> _Source material_
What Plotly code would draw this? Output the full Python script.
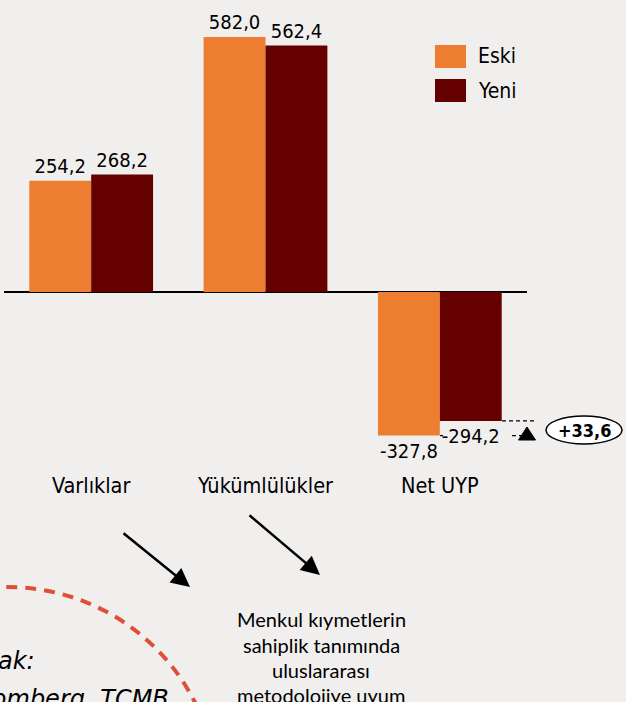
import plotly.graph_objects as go

# ---- data ----
categories = ["Varlıklar", "Yükümlülükler", "Net UYP"]
eski = [254.2, 582.0, -327.8]
yeni = [268.2, 562.4, -294.2]
series_names = ["Eski", "Yeni"]
note_lines = ["Menkul kıymetlerin", "sahiplik tanımında", "uluslararası", "metodolojiye uyum"]
source_lines = ["Kaynak:", "Bloomberg, TCMB"]

# ---- styling ----
colors = ["#ED7D31", "#640000"]
W, H = 626, 702
BG = "#F1EFEE"
FONT = "DejaVu Sans Condensed, DejaVu Sans, sans-serif"


def px(x):
    return x / W


def py(y):
    return 1 - y / H


fig = go.Figure()
for name, vals, col in zip(series_names, [eski, yeni], colors):
    fig.add_trace(go.Bar(
        x=categories, y=vals, name=name,
        marker=dict(color=col, line=dict(width=0)),
        texttemplate="%{y:.1f}", textposition="outside", cliponaxis=False,
        constraintext="none",
        textfont=dict(family=FONT, size=20, color="black"),
        showlegend=False,
    ))

fig.update_layout(
    width=W, height=H,
    margin=dict(l=0, r=0, t=0, b=0),
    paper_bgcolor=BG, plot_bgcolor=BG,
    barmode="group", bargap=0.29, bargroupgap=0,
    separators=",.",
    showlegend=False,
    xaxis=dict(domain=[px(4), px(527)], showgrid=False, showline=False, ticks="",
               tickfont=dict(family=FONT, size=21.5, color="black"), automargin=False),
    yaxis=dict(domain=[py(470), py(0)], range=[-406.3, 666.5], showgrid=False,
               showticklabels=False, zeroline=True, zerolinecolor="black",
               zerolinewidth=1.5, automargin=False),
)

shapes = []
annots = []

# legend (custom, large swatches)
for i, (name, col) in enumerate(zip(series_names, colors)):
    top = 45 + i * 34
    shapes.append(dict(type="rect", xref="paper", yref="paper",
                       x0=px(435), x1=px(466), y0=py(top + 23), y1=py(top),
                       fillcolor=col, line=dict(width=0)))
    annots.append(dict(text=name, xref="paper", yref="paper", x=px(476), y=py(top + 11.5),
                       xanchor="left", yanchor="middle", showarrow=False,
                       font=dict(family=FONT, size=21, color="black")))

# difference marker for Net UYP
diff = yeni[2] - eski[2]
dash_line = dict(color="black", width=1.2, dash="4px,3px")
shapes.append(dict(type="line", xref="paper", yref="y", x0=px(502), x1=px(535),
                   y0=yeni[2], y1=yeni[2], line=dash_line))
shapes.append(dict(type="line", xref="paper", yref="y", x0=px(440), x1=px(443),
                   y0=eski[2], y1=eski[2], line=dash_line))
shapes.append(dict(type="line", xref="paper", yref="y", x0=px(512), x1=px(521),
                   y0=eski[2], y1=eski[2], line=dash_line))
shapes.append(dict(type="path", xref="paper", yref="paper",
                   path=f"M {px(518.5)},{py(440)} L {px(535.5)},{py(440)} L {px(527)},{py(427)} Z",
                   fillcolor="black", line=dict(color="black", width=1)))
shapes.append(dict(type="circle", xref="paper", yref="paper",
                   x0=px(546), x1=px(622), y0=py(444), y1=py(416),
                   fillcolor="white", line=dict(color="black", width=1.5)))
annots.append(dict(text=f"<b>+{diff:.1f}</b>".replace(".", ","), xref="paper", yref="paper",
                   x=px(585), y=py(430), xanchor="center", yanchor="middle", showarrow=False,
                   font=dict(family=FONT, size=18, color="black")))

# dashed red arc
shapes.append(dict(type="circle", xref="paper", yref="paper",
                   x0=px(7.5 - 210), x1=px(7.5 + 210), y0=py(797 + 210), y1=py(797 - 210),
                   line=dict(color="#DF4E36", width=4, dash="11px,8px"), fillcolor="rgba(0,0,0,0)"))

# arrows
for (tx, ty), (hx, hy) in [((122, 532), (190, 587)), ((248, 514), (320, 575))]:
    annots.append(dict(text="", xref="paper", yref="paper", x=px(hx), y=py(hy),
                       ax=tx - hx, ay=ty - hy, axref="pixel", ayref="pixel",
                       showarrow=True, arrowhead=2, arrowsize=1.5, arrowwidth=2.5,
                       arrowcolor="black"))

# note text
for line, yc in zip(note_lines, [619, 645, 670, 695]):
    annots.append(dict(text=line, xref="paper", yref="paper", x=px(321), y=py(yc),
                       xanchor="center", yanchor="middle", showarrow=False,
                       font=dict(family="Lato, sans-serif", size=20, color="black")))

# source text (cut at left edge)
for line, (xr, yc) in zip(source_lines, [(37, 661), (171, 699)]):
    annots.append(dict(text=f"<i>{line}</i>", xref="paper", yref="paper", x=px(xr), y=py(yc),
                       xanchor="right", yanchor="middle", showarrow=False,
                       font=dict(family="DejaVu Sans, sans-serif", size=24, color="black")))

fig.update_layout(shapes=shapes, annotations=annots)
fig.write_html(
    "out.html",
    config={"displayModeBar": False},
    post_script="document.body.style.margin='0';document.body.style.overflow='hidden';",
)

> _Exercise brief_
Every line above should be returned word for word, with the pictures left behind.

> _Exercise result_
What Plotly code would draw this? Output the full Python script.
import plotly.graph_objects as go

# ---- data ----
categories = ["Varlıklar", "Yükümlülükler", "Net UYP"]
eski = [254.2, 582.0, -327.8]
yeni = [268.2, 562.4, -294.2]
series_names = ["Eski", "Yeni"]
note_lines = ["Menkul kıymetlerin", "sahiplik tanımında", "uluslararası", "metodolojiye uyum"]
source_lines = ["Kaynak:", "Bloomberg, TCMB"]

# ---- styling ----
colors = ["#ED7D31", "#640000"]
W, H = 626, 702
BG = "#F1EFEE"
FONT = "DejaVu Sans Condensed, DejaVu Sans, sans-serif"


def px(x):
    return x / W


def py(y):
    return 1 - y / H


fig = go.Figure()
for name, vals, col in zip(series_names, [eski, yeni], colors):
    fig.add_trace(go.Bar(
        x=categories, y=vals, name=name,
        marker=dict(color=col, line=dict(width=0)),
        texttemplate="%{y:.1f}", textposition="outside", cliponaxis=False,
        constraintext="none",
        textfont=dict(family=FONT, size=20, color="black"),
        showlegend=False,
    ))

fig.update_layout(
    width=W, height=H,
    margin=dict(l=0, r=0, t=0, b=0),
    paper_bgcolor=BG, plot_bgcolor=BG,
    barmode="group", bargap=0.29, bargroupgap=0,
    separators=",.",
    showlegend=False,
    xaxis=dict(domain=[px(4), px(527)], showgrid=False, showline=False, ticks="",
               tickfont=dict(family=FONT, size=21.5, color="black"), automargin=False),
    yaxis=dict(domain=[py(470), py(0)], range=[-406.3, 666.5], showgrid=False,
               showticklabels=False, zeroline=True, zerolinecolor="black",
               zerolinewidth=1.5, automargin=False),
)

shapes = []
annots = []

# legend (custom, large swatches)
for i, (name, col) in enumerate(zip(series_names, colors)):
    top = 45 + i * 34
    shapes.append(dict(type="rect", xref="paper", yref="paper",
                       x0=px(435), x1=px(466), y0=py(top + 23), y1=py(top),
                       fillcolor=col, line=dict(width=0)))
    annots.append(dict(text=name, xref="paper", yref="paper", x=px(476), y=py(top + 11.5),
                       xanchor="left", yanchor="middle", showarrow=False,
                       font=dict(family=FONT, size=21, color="black")))

# difference marker for Net UYP
diff = yeni[2] - eski[2]
dash_line = dict(color="black", width=1.2, dash="4px,3px")
shapes.append(dict(type="line", xref="paper", yref="y", x0=px(502), x1=px(535),
                   y0=yeni[2], y1=yeni[2], line=dash_line))
shapes.append(dict(type="line", xref="paper", yref="y", x0=px(440), x1=px(443),
                   y0=eski[2], y1=eski[2], line=dash_line))
shapes.append(dict(type="line", xref="paper", yref="y", x0=px(512), x1=px(521),
                   y0=eski[2], y1=eski[2], line=dash_line))
shapes.append(dict(type="path", xref="paper", yref="paper",
                   path=f"M {px(518.5)},{py(440)} L {px(535.5)},{py(440)} L {px(527)},{py(427)} Z",
                   fillcolor="black", line=dict(color="black", width=1)))
shapes.append(dict(type="circle", xref="paper", yref="paper",
                   x0=px(546), x1=px(622), y0=py(444), y1=py(416),
                   fillcolor="white", line=dict(color="black", width=1.5)))
annots.append(dict(text=f"<b>+{diff:.1f}</b>".replace(".", ","), xref="paper", yref="paper",
                   x=px(585), y=py(430), xanchor="center", yanchor="middle", showarrow=False,
                   font=dict(family=FONT, size=18, color="black")))

# dashed red arc
shapes.append(dict(type="circle", xref="paper", yref="paper",
                   x0=px(7.5 - 210), x1=px(7.5 + 210), y0=py(797 + 210), y1=py(797 - 210),
                   line=dict(color="#DF4E36", width=4, dash="11px,8px"), fillcolor="rgba(0,0,0,0)"))

# arrows
for (tx, ty), (hx, hy) in [((122, 532), (190, 587)), ((248, 514), (320, 575))]:
    annots.append(dict(text="", xref="paper", yref="paper", x=px(hx), y=py(hy),
                       ax=tx - hx, ay=ty - hy, axref="pixel", ayref="pixel",
                       showarrow=True, arrowhead=2, arrowsize=1.5, arrowwidth=2.5,
                       arrowcolor="black"))

# note text
for line, yc in zip(note_lines, [619, 645, 670, 695]):
    annots.append(dict(text=line, xref="paper", yref="paper", x=px(321), y=py(yc),
                       xanchor="center", yanchor="middle", showarrow=False,
                       font=dict(family="Lato, sans-serif", size=20, color="black")))

# source text (cut at left edge)
for line, (xr, yc) in zip(source_lines, [(37, 661), (171, 699)]):
    annots.append(dict(text=f"<i>{line}</i>", xref="paper", yref="paper", x=px(xr), y=py(yc),
                       xanchor="right", yanchor="middle", showarrow=False,
                       font=dict(family="DejaVu Sans, sans-serif", size=24, color="black")))

fig.update_layout(shapes=shapes, annotations=annots)
fig.write_html(
    "out.html",
    config={"displayModeBar": False},
    post_script="document.body.style.margin='0';document.body.style.overflow='hidden';",
)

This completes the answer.